___ MATERIAL

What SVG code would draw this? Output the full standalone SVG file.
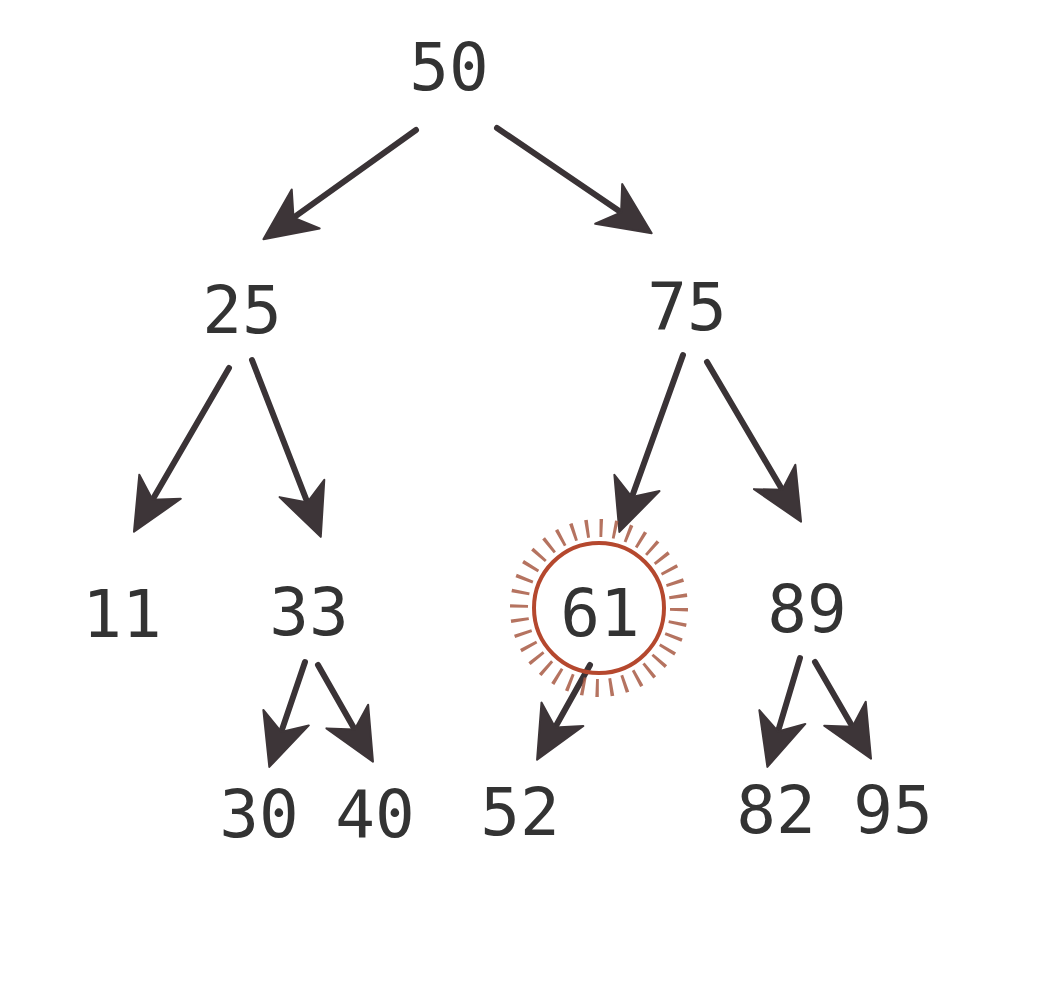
<svg xmlns="http://www.w3.org/2000/svg" width="1040" height="1000" viewBox="0 0 1040 1000">
<defs>
<style>
.n text{font-family:"DejaVu Sans Mono","Liberation Mono",monospace;font-size:66px;fill:#333;text-anchor:middle}
.e line{stroke:#3a3336;stroke-width:6;stroke-linecap:round;marker-end:url(#dart)}
</style>
<marker id="dart" markerUnits="userSpaceOnUse" viewBox="-40 -30 65 60" markerWidth="65" markerHeight="60" refX="0" refY="0" orient="auto" overflow="visible">
<path d="M22,0 L-30,-24 L-15,0 L-30,24 Z" fill="#3d3538" stroke="#3d3538" stroke-width="2" stroke-linejoin="round"/>
</marker>
</defs>
<rect width="1040" height="1000" fill="#fff"/>
<g id="edges" class="e">
<line x1="416" y1="130" x2="281.3" y2="226.4"/>
<line x1="497" y1="128" x2="633.5" y2="220.8"/>
<line x1="229" y1="368" x2="145" y2="512.7"/>
<line x1="252" y1="360" x2="312.8" y2="516.4"/>
<line x1="683" y1="355" x2="626.8" y2="511.2"/>
<line x1="707" y1="362" x2="789.9" y2="502.8"/>
<line x1="305" y1="662" x2="276.4" y2="746.1"/>
<line x1="318" y1="665" x2="362.1" y2="742.6"/>
<line x1="590" y1="665" x2="547.8" y2="740.5"/>
<line x1="800" y1="658" x2="773.7" y2="745.8"/>
<line x1="815" y1="662" x2="860" y2="739.7"/>
</g>
<g id="node-50" class="n"><text x="449" y="90">50</text></g>
<g id="node-25" class="n"><text x="242" y="333">25</text></g>
<g id="node-75" class="n"><text x="687" y="330">75</text></g>
<g id="node-11" class="n"><text x="122" y="637">11</text></g>
<g id="node-33" class="n"><text x="309" y="635">33</text></g>
<g id="node-61" class="n">
<circle cx="599" cy="608" r="80" fill="none" stroke="#a85a44" stroke-width="18" stroke-dasharray="3.2 10.76" opacity="0.85"/>
<circle cx="599" cy="608" r="65" fill="none" stroke="#b5482e" stroke-width="4"/>
<text x="600" y="636">61</text>
</g>
<g id="node-89" class="n"><text x="807" y="632">89</text></g>
<g id="node-30" class="n"><text x="259" y="837">30</text></g>
<g id="node-40" class="n"><text x="375" y="837">40</text></g>
<g id="node-52" class="n"><text x="520" y="835">52</text></g>
<g id="node-82" class="n"><text x="776" y="833">82</text></g>
<g id="node-95" class="n"><text x="893" y="833">95</text></g>
</svg>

______

### SHORT PROBLEM
Reproduce the data above in full, exactly as it is, with the pictures left out.

### RESPONSE
What SVG code would draw this? Output the full standalone SVG file.
<svg xmlns="http://www.w3.org/2000/svg" width="1040" height="1000" viewBox="0 0 1040 1000">
<defs>
<style>
.n text{font-family:"DejaVu Sans Mono","Liberation Mono",monospace;font-size:66px;fill:#333;text-anchor:middle}
.e line{stroke:#3a3336;stroke-width:6;stroke-linecap:round;marker-end:url(#dart)}
</style>
<marker id="dart" markerUnits="userSpaceOnUse" viewBox="-40 -30 65 60" markerWidth="65" markerHeight="60" refX="0" refY="0" orient="auto" overflow="visible">
<path d="M22,0 L-30,-24 L-15,0 L-30,24 Z" fill="#3d3538" stroke="#3d3538" stroke-width="2" stroke-linejoin="round"/>
</marker>
</defs>
<rect width="1040" height="1000" fill="#fff"/>
<g id="edges" class="e">
<line x1="416" y1="130" x2="281.3" y2="226.4"/>
<line x1="497" y1="128" x2="633.5" y2="220.8"/>
<line x1="229" y1="368" x2="145" y2="512.7"/>
<line x1="252" y1="360" x2="312.8" y2="516.4"/>
<line x1="683" y1="355" x2="626.8" y2="511.2"/>
<line x1="707" y1="362" x2="789.9" y2="502.8"/>
<line x1="305" y1="662" x2="276.4" y2="746.1"/>
<line x1="318" y1="665" x2="362.1" y2="742.6"/>
<line x1="590" y1="665" x2="547.8" y2="740.5"/>
<line x1="800" y1="658" x2="773.7" y2="745.8"/>
<line x1="815" y1="662" x2="860" y2="739.7"/>
</g>
<g id="node-50" class="n"><text x="449" y="90">50</text></g>
<g id="node-25" class="n"><text x="242" y="333">25</text></g>
<g id="node-75" class="n"><text x="687" y="330">75</text></g>
<g id="node-11" class="n"><text x="122" y="637">11</text></g>
<g id="node-33" class="n"><text x="309" y="635">33</text></g>
<g id="node-61" class="n">
<circle cx="599" cy="608" r="80" fill="none" stroke="#a85a44" stroke-width="18" stroke-dasharray="3.2 10.76" opacity="0.85"/>
<circle cx="599" cy="608" r="65" fill="none" stroke="#b5482e" stroke-width="4"/>
<text x="600" y="636">61</text>
</g>
<g id="node-89" class="n"><text x="807" y="632">89</text></g>
<g id="node-30" class="n"><text x="259" y="837">30</text></g>
<g id="node-40" class="n"><text x="375" y="837">40</text></g>
<g id="node-52" class="n"><text x="520" y="835">52</text></g>
<g id="node-82" class="n"><text x="776" y="833">82</text></g>
<g id="node-95" class="n"><text x="893" y="833">95</text></g>
</svg>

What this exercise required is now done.